Saturday, September 8, 2012
Bachelorette: Heather Chandler would eat this movie alive
As I've felt with so many movies lately, Bachelorette doesn't quite know what it wants to be when it grows up. The film swings wildly between hedonistic screwball comedy and a hero's journey of self-actualization, and doesn't quite capture either, though the former thread comes closest to success. The film clearly positions itself in the Girls Gone Gross-Out genre probably indoctrinated by Cameron Diaz's The Sweetest Thing but most recently, and successfully, realized in Bridesmaids. The idea that not just Apatovian man-boys but also women do drugs, have frank discussions about sex and actually inhabit functioning human bodies is one that shouldn't be as radical as it appears to be in modern cinema, but its time has come. So watching Kirsten Dunst, Isla Fisher, and Lizzy Caplan do coke, talk about blow jobs, and gag each other to revive from a Xanax overdose before their high school friend's wedding is, I guess, progressive?

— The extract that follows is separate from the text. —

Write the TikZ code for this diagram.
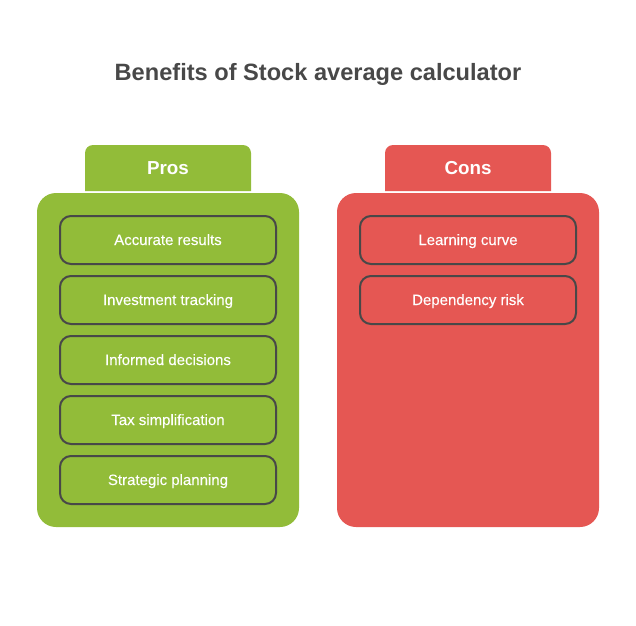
\documentclass[tikz,border=0pt]{standalone}
\usepackage{fontspec}
\setmainfont{Liberation Sans}
\definecolor{prosgreen}{HTML}{92BC39}
\definecolor{consred}{HTML}{E55753}
\definecolor{inkgrey}{HTML}{484848}
\begin{document}
\begin{tikzpicture}[x=1pt,y=-1pt,
        panel box/.style={rounded corners=19pt, minimum width=262pt, minimum height=334pt, inner sep=0pt},
        item box/.style={draw=inkgrey, line width=2pt, rounded corners=11pt, minimum width=216pt, minimum height=48pt,
          inner sep=0pt, text=white, text height=10pt, text depth=0pt, font=\fontsize{15}{17}\selectfont\addfontfeature{FakeBold=0.2}},
        tab label/.style={text=white, inner sep=0pt, text height=12pt, text depth=0pt, font=\fontsize{18.8}{22}\selectfont\bfseries}]
        \useasboundingbox (0,0) rectangle (636,625);
        \node[text=inkgrey, inner sep=0pt, text height=16pt, text depth=0pt, font=\fontsize{23.6}{28}\selectfont\bfseries] (title) at (318,72) {Benefits of Stock average calculator};

        \begin{scope}[shift={(0,0)}]
          \fill[prosgreen] (85,191) [rounded corners=8pt] -- (85,145) -- (251,145) [sharp corners] -- (251,191) -- cycle;
          \node[tab label] (pros) at (168,168) {Pros};
          \node[panel box, fill=prosgreen] (pros panel) at (168,360) {};
          \node[item box] (accurate)  at (168,240) {Accurate results};
          \node[item box] (tracking)  at (168,300) {Investment tracking};
          \node[item box] (decisions) at (168,360) {Informed decisions};
          \node[item box] (tax)       at (168,420) {Tax simplification};
          \node[item box] (planning)  at (168,480) {Strategic planning};
        \end{scope}

        \begin{scope}[shift={(300,0)}]
          \fill[consred] (85,191) [rounded corners=8pt] -- (85,145) -- (251,145) [sharp corners] -- (251,191) -- cycle;
          \node[tab label] (cons) at (168,168) {Cons};
          \node[panel box, fill=consred] (cons panel) at (168,360) {};
          \node[item box] (learning)   at (168,240) {Learning curve};
          \node[item box] (dependency) at (168,300) {Dependency risk};
        \end{scope}
      \end{tikzpicture}
\end{document}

But where the movie fails is in its scattershot and incomplete invocation of Issues like bulimia, abortion, and self-destructive self-loathing in order to force humanity onto its characters and an "explanation" onto their raunchy and shocking behavior. I think Bachelorette would have worked much better if it remained a feature-length R-rated situation comedy. The situation it chronicles--a Hangover-esque road trip around Manhattan to clean and repair the bride's dress the night before the wedding--lends itself to some amusing scenarios. But along the way, literally in the middle of the movie, it seems, someone decided that Dunst's alpha-bitch Regan, Fisher's cutesy dolt Katie, and Caplan's caustic and cynical Gena, needed to be damaged in order to be sympathetic or interesting characters. This is a mistake Mean Girls never made. So we get a string of third-act exposition (and clumsy romantic pairings) that reveal each girl's sorry past and lackluster present that is meant to humanize its trio of leads, but only makes the very real problems that are name-checked seem like simplistic excuses for bad behavior, rather than complicated phenomena particular to modern femininity. But why do we need these women be messed up in order to enjoy watching their exploits or excesses? I don't recall Knocked Up including a chunk of dialogue explaining that Jason Segel's dyslexia made him hit on married women. Or that Phil in The Hangover was abandoned as a child. Why are bad boys allowed to be just that, but bad girls have to be pathologized?
To return to my original question, if you want these girls to be bitches--and mean they certainly are, cruelly taunting their plus-sized friend Becky, the bride (Bridesmaid's Rebel Wilson, not given enough to do) both to her face and behind her back--make them bitches the way bitches are. Show the charisma, the desperation, and the verbal weaponry that mean girls wield to gather people close and then carefully slice them to ribbons. I never got a sense of why Regan is friends with Katie and Gena, or why Becky has chosen not only to remain in touch with this clique, but also make them bridesmaids at her wedding. And that seems to me like the more interesting, and potentially darkly funny, question--what is the glue that holds these narcissistic and consequence-blind women together? Heathers shows us why bitches are inherently interesting; Bachelorette tells us why they can't be just funny.